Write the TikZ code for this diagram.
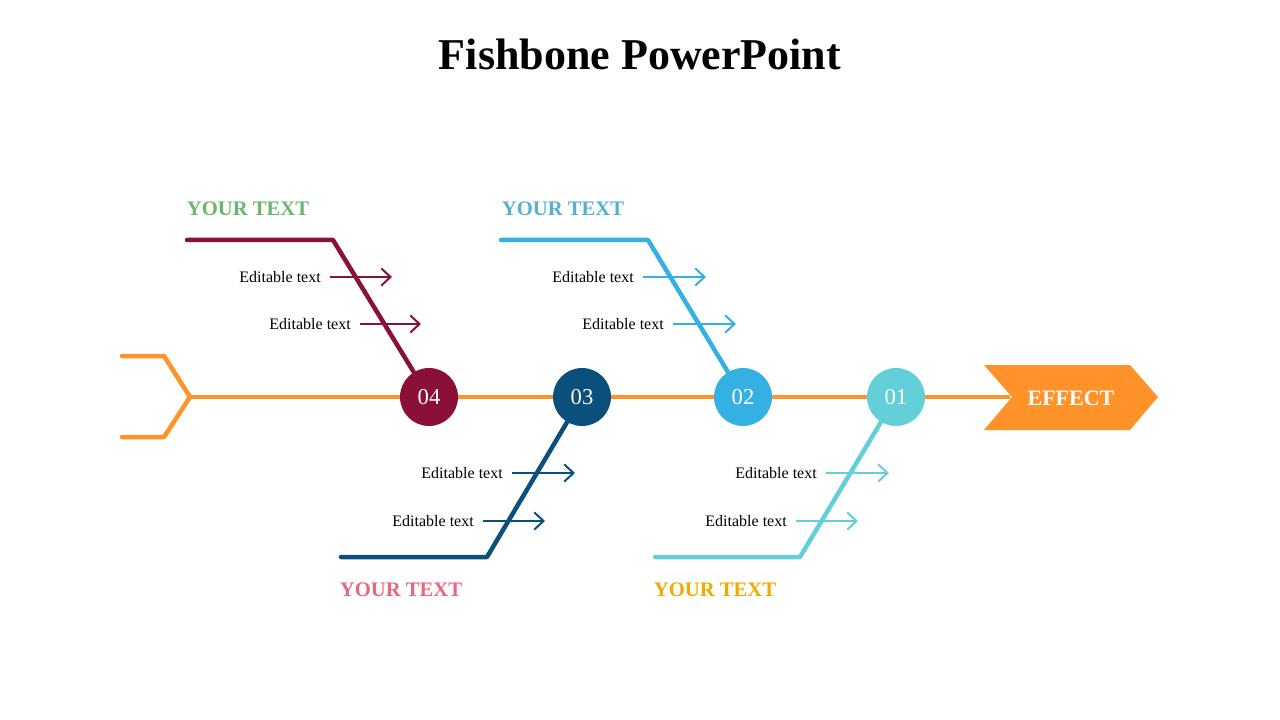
\documentclass[tikz,border=0pt]{standalone}
\usepackage{fontspec}
\setmainfont{Liberation Serif}
\usetikzlibrary{arrows.meta}
\definecolor{cor}{HTML}{FF9229}
\definecolor{c4}{HTML}{8B1038}
\definecolor{c3}{HTML}{0B4F7C}
\definecolor{c2}{HTML}{35B0E2}
\definecolor{c1}{HTML}{62CFD9}
\definecolor{lg}{HTML}{6BB56E}
\definecolor{lb}{HTML}{56B0D0}
\definecolor{lp}{HTML}{E8677A}
\definecolor{ly}{HTML}{F2A900}
\tikzset{
 bone/.style={line width=4.5pt*0.75,line cap=round,line join=round},
 sub/.style={line width=2pt*0.75,-{Straight Barb[length=7pt,width=13pt,line width=1.5pt]}},
 num/.style={circle,minimum size=58pt*0.75,inner sep=0pt,text=white,font=\fontsize{17}{17}\selectfont},
 ed/.style={anchor=east,font=\fontsize{12}{12}\selectfont,inner sep=0pt},
 yt/.style={font=\bfseries\fontsize{15.5}{16}\selectfont,inner sep=0pt}
}
\begin{document}
\begin{tikzpicture}[x=0.75pt,y=-0.75pt]
\useasboundingbox (0,0) rectangle (1280,720);
\node[font=\bfseries\fontsize{33}{33}\selectfont] (title) at (640,54) {Fishbone PowerPoint};
% spine
\coordinate (sp0) at (190,397); \coordinate (sp1) at (1010,397);
\draw[cor,line width=2.3pt] (sp0) -- (sp1);
\coordinate (t1) at (122,356); \coordinate (t2) at (164,356); \coordinate (t3) at (164,437); \coordinate (t4) at (122,437);
\draw[cor,bone] (t1) -- (t2) -- (sp0) -- (t3) -- (t4);
% effect
\fill[cor] (984,365) -- (1130,365) -- (1158,397) -- (1130,430) -- (984,430) -- (1012,397) -- cycle;
\node[text=white,font=\bfseries\fontsize{16.5}{17}\selectfont] (eff) at (1071,398) {EFFECT};
% bones
\coordinate (b4a) at (187,240); \coordinate (b4b) at (333,240);
\coordinate (b2a) at (501,240); \coordinate (b2b) at (648,240);
\coordinate (b3a) at (341,557); \coordinate (b3b) at (487,557);
\coordinate (b1a) at (655,557); \coordinate (b1b) at (800,557);
\node[num,fill=c4] (n4) at (429,397) {04};
\node[num,fill=c3] (n3) at (582,397) {03};
\node[num,fill=c2] (n2) at (743,397) {02};
\node[num,fill=c1] (n1) at (896,397) {01};
\draw[c4,bone] (b4a) -- (b4b) -- (n4);
\draw[c2,bone] (b2a) -- (b2b) -- (n2);
\draw[c3,bone] (b3a) -- (b3b) -- (n3);
\draw[c1,bone] (b1a) -- (b1b) -- (n1);
% sub arrows
\foreach \c/\xa/\xb/\y/\n in {c4/330/392/277/a, c4/360/421/324/b, c2/643/706/277/c, c2/673/736/324/d, c3/512/575/473/e, c3/483/545/521/f, c1/826/889/473/g, c1/796/858/521/h}{
  \coordinate (s\n) at (\xa,\y); \coordinate (e\n) at (\xb,\y);
  \draw[\c,sub] (s\n) -- (e\n);
  \node[ed] (l\n) at (\xa-9,\y) {Editable text};
}
\node[yt,text=lg] (y1) at (248,209) {YOUR TEXT};
\node[yt,text=lb] (y2) at (563,209) {YOUR TEXT};
\node[yt,text=lp] (y3) at (401,590) {YOUR TEXT};
\node[yt,text=ly] (y4) at (715,590) {YOUR TEXT};
\end{tikzpicture}
\end{document}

> Problem to solve:
Each line of the material must be retyped exactly, except that images are omitted.

> Task result:
Write the TikZ code for this diagram.
\documentclass[tikz,border=0pt]{standalone}
\usepackage{fontspec}
\setmainfont{Liberation Serif}
\usetikzlibrary{arrows.meta}
\definecolor{cor}{HTML}{FF9229}
\definecolor{c4}{HTML}{8B1038}
\definecolor{c3}{HTML}{0B4F7C}
\definecolor{c2}{HTML}{35B0E2}
\definecolor{c1}{HTML}{62CFD9}
\definecolor{lg}{HTML}{6BB56E}
\definecolor{lb}{HTML}{56B0D0}
\definecolor{lp}{HTML}{E8677A}
\definecolor{ly}{HTML}{F2A900}
\tikzset{
 bone/.style={line width=4.5pt*0.75,line cap=round,line join=round},
 sub/.style={line width=2pt*0.75,-{Straight Barb[length=7pt,width=13pt,line width=1.5pt]}},
 num/.style={circle,minimum size=58pt*0.75,inner sep=0pt,text=white,font=\fontsize{17}{17}\selectfont},
 ed/.style={anchor=east,font=\fontsize{12}{12}\selectfont,inner sep=0pt},
 yt/.style={font=\bfseries\fontsize{15.5}{16}\selectfont,inner sep=0pt}
}
\begin{document}
\begin{tikzpicture}[x=0.75pt,y=-0.75pt]
\useasboundingbox (0,0) rectangle (1280,720);
\node[font=\bfseries\fontsize{33}{33}\selectfont] (title) at (640,54) {Fishbone PowerPoint};
% spine
\coordinate (sp0) at (190,397); \coordinate (sp1) at (1010,397);
\draw[cor,line width=2.3pt] (sp0) -- (sp1);
\coordinate (t1) at (122,356); \coordinate (t2) at (164,356); \coordinate (t3) at (164,437); \coordinate (t4) at (122,437);
\draw[cor,bone] (t1) -- (t2) -- (sp0) -- (t3) -- (t4);
% effect
\fill[cor] (984,365) -- (1130,365) -- (1158,397) -- (1130,430) -- (984,430) -- (1012,397) -- cycle;
\node[text=white,font=\bfseries\fontsize{16.5}{17}\selectfont] (eff) at (1071,398) {EFFECT};
% bones
\coordinate (b4a) at (187,240); \coordinate (b4b) at (333,240);
\coordinate (b2a) at (501,240); \coordinate (b2b) at (648,240);
\coordinate (b3a) at (341,557); \coordinate (b3b) at (487,557);
\coordinate (b1a) at (655,557); \coordinate (b1b) at (800,557);
\node[num,fill=c4] (n4) at (429,397) {04};
\node[num,fill=c3] (n3) at (582,397) {03};
\node[num,fill=c2] (n2) at (743,397) {02};
\node[num,fill=c1] (n1) at (896,397) {01};
\draw[c4,bone] (b4a) -- (b4b) -- (n4);
\draw[c2,bone] (b2a) -- (b2b) -- (n2);
\draw[c3,bone] (b3a) -- (b3b) -- (n3);
\draw[c1,bone] (b1a) -- (b1b) -- (n1);
% sub arrows
\foreach \c/\xa/\xb/\y/\n in {c4/330/392/277/a, c4/360/421/324/b, c2/643/706/277/c, c2/673/736/324/d, c3/512/575/473/e, c3/483/545/521/f, c1/826/889/473/g, c1/796/858/521/h}{
  \coordinate (s\n) at (\xa,\y); \coordinate (e\n) at (\xb,\y);
  \draw[\c,sub] (s\n) -- (e\n);
  \node[ed] (l\n) at (\xa-9,\y) {Editable text};
}
\node[yt,text=lg] (y1) at (248,209) {YOUR TEXT};
\node[yt,text=lb] (y2) at (563,209) {YOUR TEXT};
\node[yt,text=lp] (y3) at (401,590) {YOUR TEXT};
\node[yt,text=ly] (y4) at (715,590) {YOUR TEXT};
\end{tikzpicture}
\end{document}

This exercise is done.